Here’s something for broadband people that will really speed Firefox up:
1.Type “about:config” into the address bar and hit return. Scroll down and look for the following entries:
- network.http.pipelining
- network.http.proxy.pipelining
- network.http.pipelining.maxrequests
Normally the browser will make one request to a web page at a time. When you enable pipelining it will make several at once, which really speeds up page loading.
2. Alter the entries as follows:
- Set “network.http.pipelining” to “true”
- Set “network.http.proxy.pipelining” to “true”
- Set “network.http.pipelining.maxrequests” to some number like 30. This means it will make 30 requests at once.
3. Lastly right-click anywhere and select New-> Integer.

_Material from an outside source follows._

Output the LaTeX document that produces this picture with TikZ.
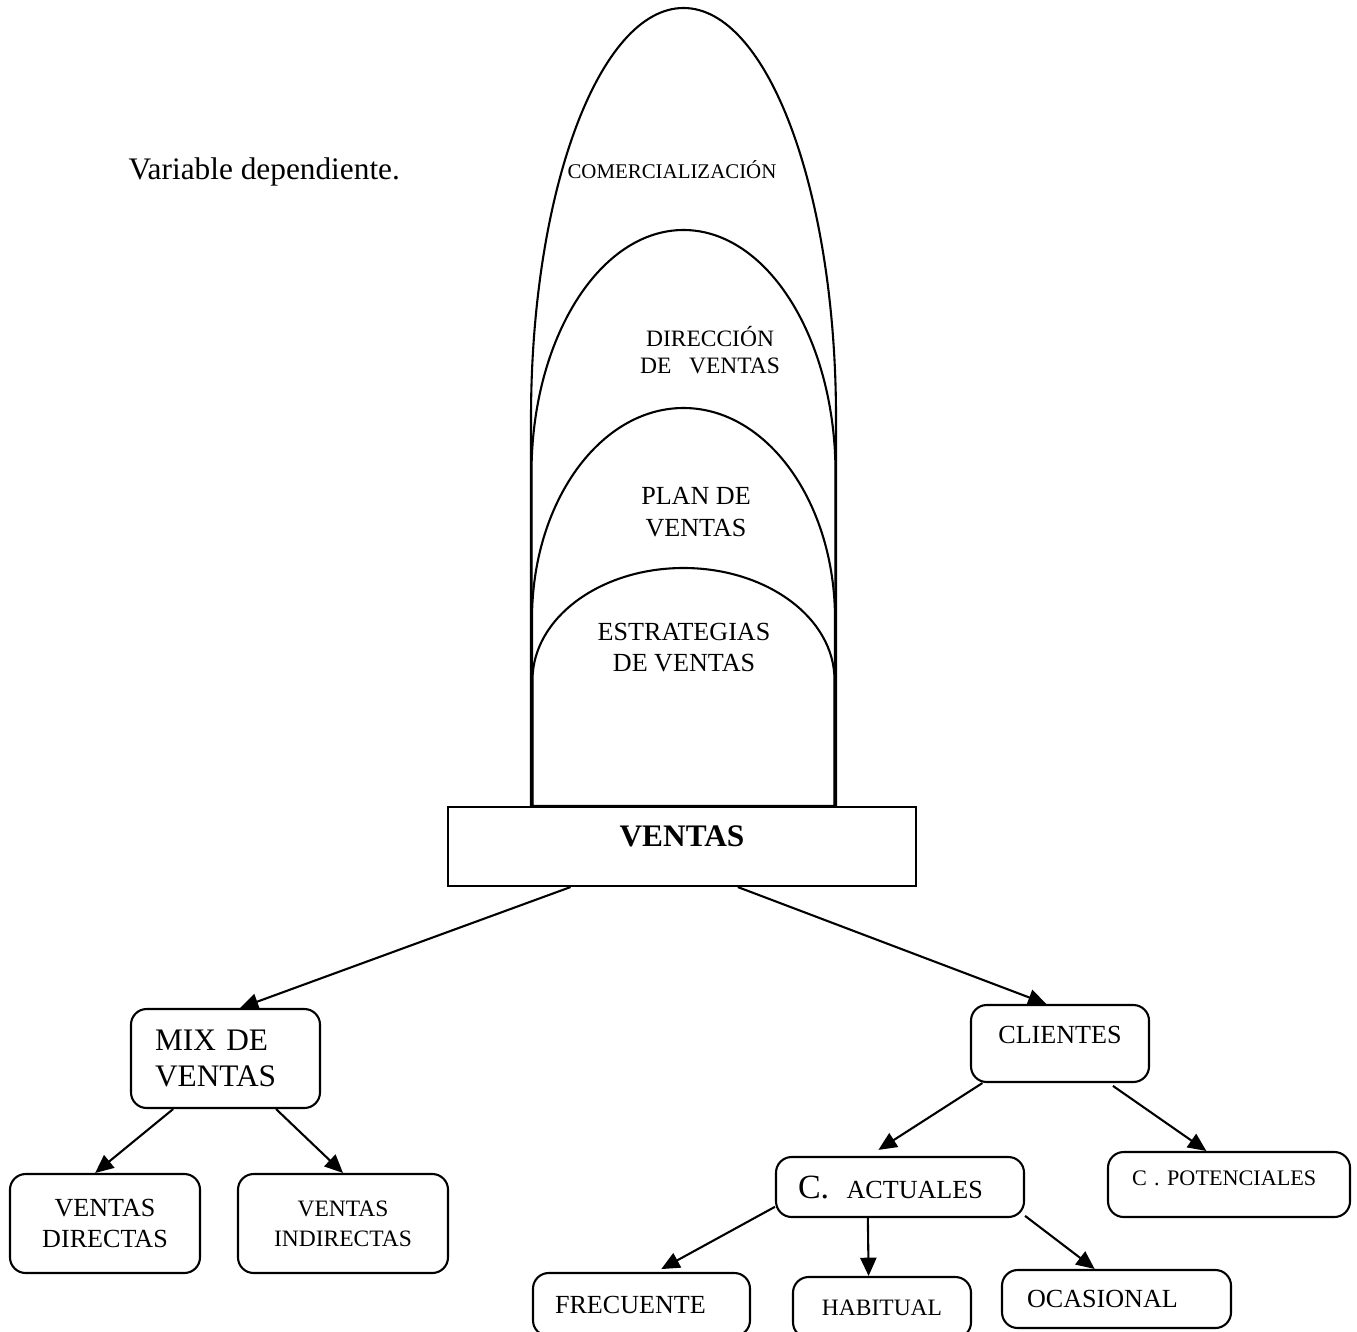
\documentclass[tikz,border=0pt]{standalone}
\usepackage{fontspec}
\setmainfont{Liberation Serif}
\usetikzlibrary{arrows.meta}

\newcommand{\px}{0.383pt}
\newcommand{\fs}[2]{\fontsize{#1}{#2}\selectfont}

\tikzset{
  caja/.style={draw, line width=0.8pt, rounded corners=6pt, inner sep=0pt, align=center},
  flecha/.style={line width=0.8pt, -{Triangle[length=7pt,width=6.2pt]}},
  arco/.style={line width=0.8pt}
}

\begin{document}
\begin{tikzpicture}[x=0.383pt, y=-0.383pt]
  \useasboundingbox (0,0) rectangle (1357,1331);
  \clip (0,0) rectangle (1357,1331);

  \node[anchor=base west, inner sep=0pt, font=\fs{12}{14}] (titulo) at (128,180) {Variable dependiente.};

  % arcos
  \draw[arco] (531,807) -- (531,418) arc[start angle=180, end angle=0, x radius=152.5*\px, y radius=410*\px] -- (836,807);
  \draw[arco] (531.5,807) -- (531.5,473) arc[start angle=180, end angle=0, x radius=152*\px, y radius=243*\px] -- (835.5,807);
  \draw[arco] (532,807) -- (532,619) arc[start angle=180, end angle=0, x radius=151.5*\px, y radius=211*\px] -- (835,807);
  \draw[arco] (532.5,806) -- (532.5,680) arc[start angle=180, end angle=0, x radius=151*\px, y radius=112*\px] -- (834.5,806) -- cycle;

  \node[anchor=base west, inner sep=0pt, font=\fs{8}{9.6}] (comer) at (567,179) {COMERCIALIZACIÓN};
  \node[font=\fs{9}{10.4}, align=center] (direc) at (710,350) {DIRECCIÓN\\DE\ \ \ VENTAS};
  \node[font=\fs{10}{12.3}, align=center] (plan) at (696,512.5) {PLAN DE\\VENTAS};
  \node[font=\fs{10}{11.9}, align=center] (estra) at (684,648) {ESTRATEGIAS\\DE VENTAS};

  % cajas
  \node[draw, line width=0.8pt, inner sep=0pt, minimum width=468*\px, minimum height=79*\px, text depth=7.7pt, font=\bfseries\fs{12}{14}] (ventas) at (682,846.5) {VENTAS};

  \node[caja, minimum width=189*\px, minimum height=99*\px, text width=141*\px, align=left, font=\fs{12}{13.8}] (mix) at (225.5,1058.5) {MIX DE\\VENTAS};
  \node[caja, minimum width=178*\px, minimum height=77*\px, text depth=6.5pt, font=\fs{10}{12}] (clientes) at (1060,1043.5) {CLIENTES};

  \node[caja, minimum width=190*\px, minimum height=99*\px, font=\fs{10}{12}] (directas) at (105,1223.5) {VENTAS\\DIRECTAS};
  \node[caja, minimum width=210*\px, minimum height=99*\px, font=\fs{9}{11.5}] (indirectas) at (343,1223.5) {VENTAS\\INDIRECTAS};

  \node[caja, minimum width=248*\px, minimum height=60*\px, text width=204*\px, align=left, font=\fs{10}{12}] (actuales) at (900,1187) {{\fs{13}{15}C.}\ \ ACTUALES};
  \node[caja, minimum width=242*\px, minimum height=65*\px, text width=194*\px, align=left, text depth=5pt, font=\fs{8.5}{10}] (potenciales) at (1229,1184.5) {C . POTENCIALES};

  \node[caja, minimum width=217*\px, minimum height=63*\px, text width=173*\px, align=left, font=\fs{10}{12}] (frecuente) at (641.5,1304.5) {FRECUENTE};
  \node[caja, minimum width=178*\px, minimum height=61*\px, font=\fs{9}{11}] (habitual) at (882,1307.5) {HABITUAL};
  \node[caja, minimum width=229*\px, minimum height=58*\px, text width=179*\px, align=left, font=\fs{10}{12}] (ocasional) at (1116.5,1299) {OCASIONAL};

  % flechas
  \draw[flecha] (ventas.200.4) -- (mix.74);
  \draw[flecha] (ventas.324.8) -- (clientes.109.5);
  \draw[flecha] (mix.224.4) -- (directas.101.4);
  \draw[flecha] (mix.315) -- (indirectas.north);
  \draw[flecha, shorten >=4.3pt] (clientes.207.2) -- (actuales.135);
  \draw[flecha, shorten <=1.9pt] (clientes.321.3) -- (potenciales.124.1);
  \draw[flecha, shorten >=2.3pt] (actuales.189.5) -- (frecuente.66.8);
  \draw[flecha] (actuales.224) -- (habitual.113.1);
  \draw[flecha] (actuales.347.3) -- (ocasional.126.6);
\end{tikzpicture}
\end{document}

Name it “nglayout.initialpaint.delay” and set its value to “0″. This value is the amount of time the browser waits before it acts on information it receives.
If you’re using a broadband connection you’ll load pages MUCH faster now!
I was also reading somewhere (I don’t remember where now.. I restarted Firefox to check out the above changes) that you shouldn’t make the last “nglayout” change on OSX for some reason. But give it a try– you’ll like it! Of course this also increases the load on a given webserver as it gets more simultaneous requests per browser, but I’d say that the the speed improvement is worth it.